À ce sujet, mon sens aléatoire de l'orientation est moins en cause que l'aménagement tout aussi aléatoire de l'Université. Je n'ai guère le temps de m'attarder sur toutes les aberrations architecturales des lieux mais, en l’occurrence, il existe un demi-étage entre le rez-de-chaussée et le premier étage. Ce demi-étage est accessible par un unique escalier et prolonge le bâtiment vers une annexe (actuellement en travaux pour risques d'effondrements). Toutefois, sur le plan du bâtiment (grâce auquel je m'y repère à peu près depuis toutes ces années), le couloir du demi-étage apparaît sur le même niveau que le rez-de-chaussée, car il comporte (selon une logique mystérieuse) une numérotation analogue. C'est donc là que je m'étais égarée, à la cherche d'une bifurcation qui n'existe pas (puisqu'elle se trouve à l'étage du dessous) et c'est la raison-même pour laquelle, me suis-je dit, il est absolument nécessaire d'orienter les nouveaux arrivants.

Me voilà devant la salle. Mes futurs collègues (exclusivement féminines, parce que notre unique pair masculin nous a fait faux-bond) arrivent au compte-goutte. Je ne connais personne. Nous discutions vaguement, et je remarque qu'aucune d'entre nous n'a signé le même contrat. Certaines travaillent 25 heures, les heures de telle ou telle autre s'étendent jusqu'en avril. Mon inquiétude croît.

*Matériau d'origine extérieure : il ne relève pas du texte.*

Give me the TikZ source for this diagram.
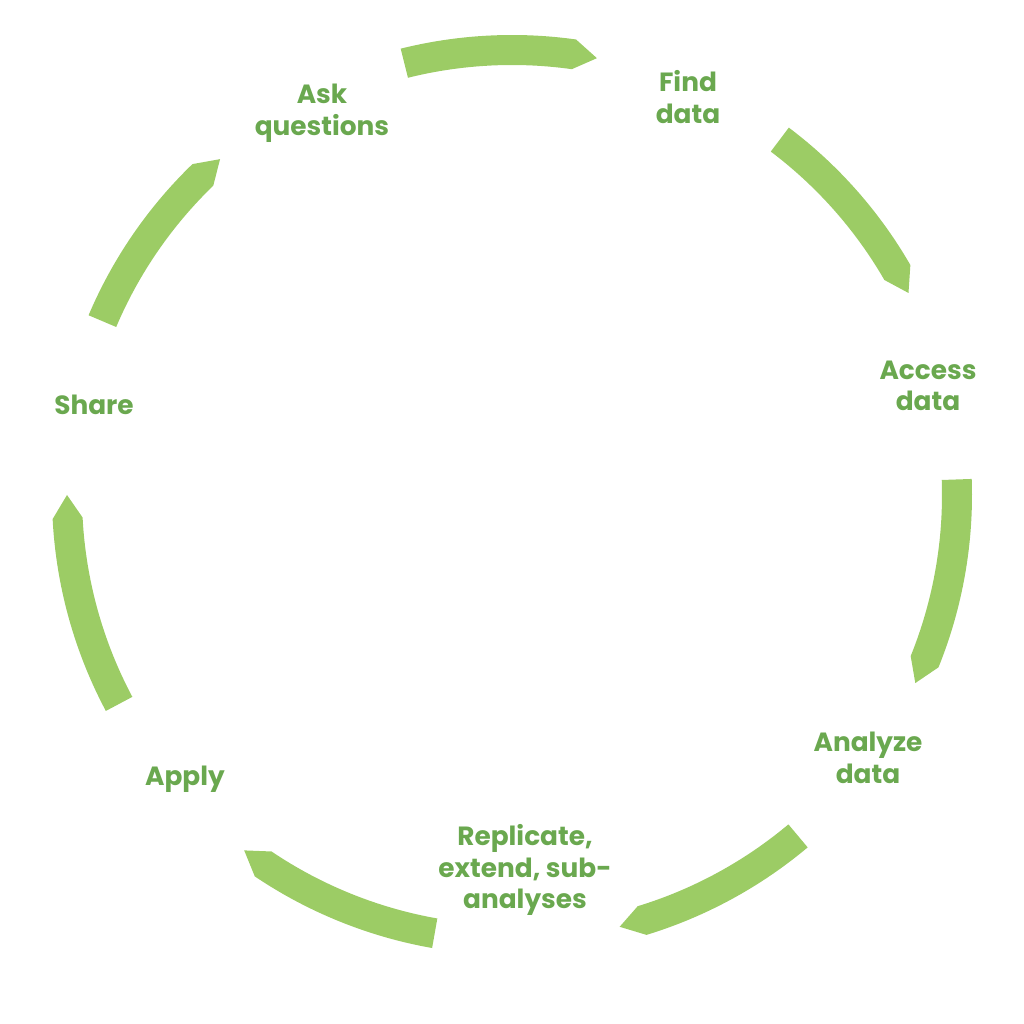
\documentclass[tikz,border=0pt]{standalone}
\usepackage{fontspec}
\setmainfont{Poppins}
\definecolor{leaf}{HTML}{9CCC65}
\definecolor{leafdark}{HTML}{6AA84F}
\begin{document}
\begin{tikzpicture}[label/.style={text=leafdark,font=\fontsize{7.5}{9}\selectfont\bfseries,align=center}]
\useasboundingbox (0,0) rectangle (10.24,10.24);

% Arrow segments around the cycle (clockwise)
\begin{scope}[shift={(5.12,5.29)}]
\foreach \s/\e in {104/79, 53/27, 2/-25, -50/-76, -100/-127, -152/-180, 157/131}
  \fill[leaf] (\s:4.6) arc[start angle=\s, end angle=\e+3, radius=4.6]
    -- (\e:4.45) -- (\e+3:4.3) arc[start angle=\e+3, end angle=\s, radius=4.3] -- cycle;
\end{scope}

% Labels
\node[label] (ask) at (3.22,9.11) {Ask\\questions};
\node[label] (find) at (6.88,9.27) {Find\\data};
\node[label] (access) at (9.28,6.38) {Access\\data};
\node[label] (analyze) at (8.68,2.66) {Analyze\\data};
\node[label] (replicate) at (5.25,1.54) {Replicate,\\extend, sub-\\analyses};
\node[label] (apply) at (1.85,2.45) {Apply};
\node[label] (share) at (0.94,6.19) {Share};

\end{tikzpicture}
\end{document}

Arrive notre formatrice, accompagnée d'une responsable en communication. Là, le sketch commence. Je comprends que les visites se tiendront durant les journées inaugurales, auxquelles je n'ai jamais assistées, d'abord car je déteste la foule, ensuite parce que le discours assommant de nos directeurs m'ennuient profondément et me semble aussi creux que le trou dans le plafond de la salle de musique du troisième étage (j'y reviendrai un jour). Me voilà donc embarquée, pour le travail, dans une cérémonie que j'évite sciemment depuis quatre ans déjà. Soit. On nous présente ensuite les différentes structures que nous devrons à notre tour présenter aux groupes que nous guideront. Pour une bonne moitié, je ne les connais pas, mais je me sens moins bête en constatant, au fil des nombreuses rectifications de la formatrice, que son power-point n'est clairement pas à jour. Cela dure deux longues heures, puis elle nous embarque dans la fameuse visite guidée, pour nous montrer l'exemple. « C'est bon, tout est retenu ? Merci, au revoir.

— Excusez-moi, Madame. Quand doit-on revenir ? Quand est-ce qu'on intervient ? Où retrouve-t-on les étudiants ?

— Oh, ça je ne sais pas. Les secrétariats de chaque départements vous contacteront individuellement pour vous donner leurs horaires.

(J'ai compris depuis longtemps que l'organisation ne faisait pas partie de leurs priorités.)

— Mais ça se tient sur plusieurs jours ? On ne m'a confirmé que le 3 septembre.

— Vous êtes en Histoire de l'Art, vous ?

— Non, je suis en Cinéma.

— C'est écrit sur ma fiche que vous êtes en Histoire de l'Art. Oh, attendez. C'est vrai. Personne ne s'est proposé, on vous a recrutée pour l'Histoire de l'Art.

(Très bien. Même pas ma section. Donc les p'tits conseils perso et l'emplacement du secrétariat, on oublie !) Il y a une autre fille dans le même cas. Au moins, je ne suis pas seule, dans mon infortune.

Cette fois, c'est la responsable de la communication qui vient vers nous. Je crois qu'elle a un soucis avec le concept de deadline, ou bien tout simplement que les employés de la fac ont adopté le comportement d'un étudiant lambda : tout boucler la veille pour le lendemain. On doit nous fournir des t-shirts et des badges aux couleurs du staffs, mais ils ne savent pas s'ils en ont, ni où ils sont, ni à quels moments ils nous les remettront. Ils ont prévu des flyers aussi, que nous devons distribués. Ils nous les donneront. Sûrement. À un moment donné. Enfin, là, pour l'instant, ils ne sont pas encore imprimés. (Vous cernez le problème où j'en remets une louche ? De toute façon, je n'ai pas le choix, c'est la chute du chapitre...)

— Ah, vous deux, vous êtes en Histoire de l'Art ? (Non, toujours pas !) Alors, la visite, c'est le premier septembre... (C'est-à-dire mercredi. Là. Dans même pas deux jours...)

— Et donc leur secrétariat va nous contacter pour nous donner toutes les informations ?

— Oui, c'est ça. Enfin non, attendez. Le secrétariat d'Histoire de l'Art est en vacances jusqu'au premier. Donc ils ne vont pas pouvoir vous contacter pour le premier... Hmm. Je vais les appeler, et je vous envoie toutes les informations que j'aurai !

Il va sans dire que, vingt-quatre heures plus tard, j'attends toujours son mail.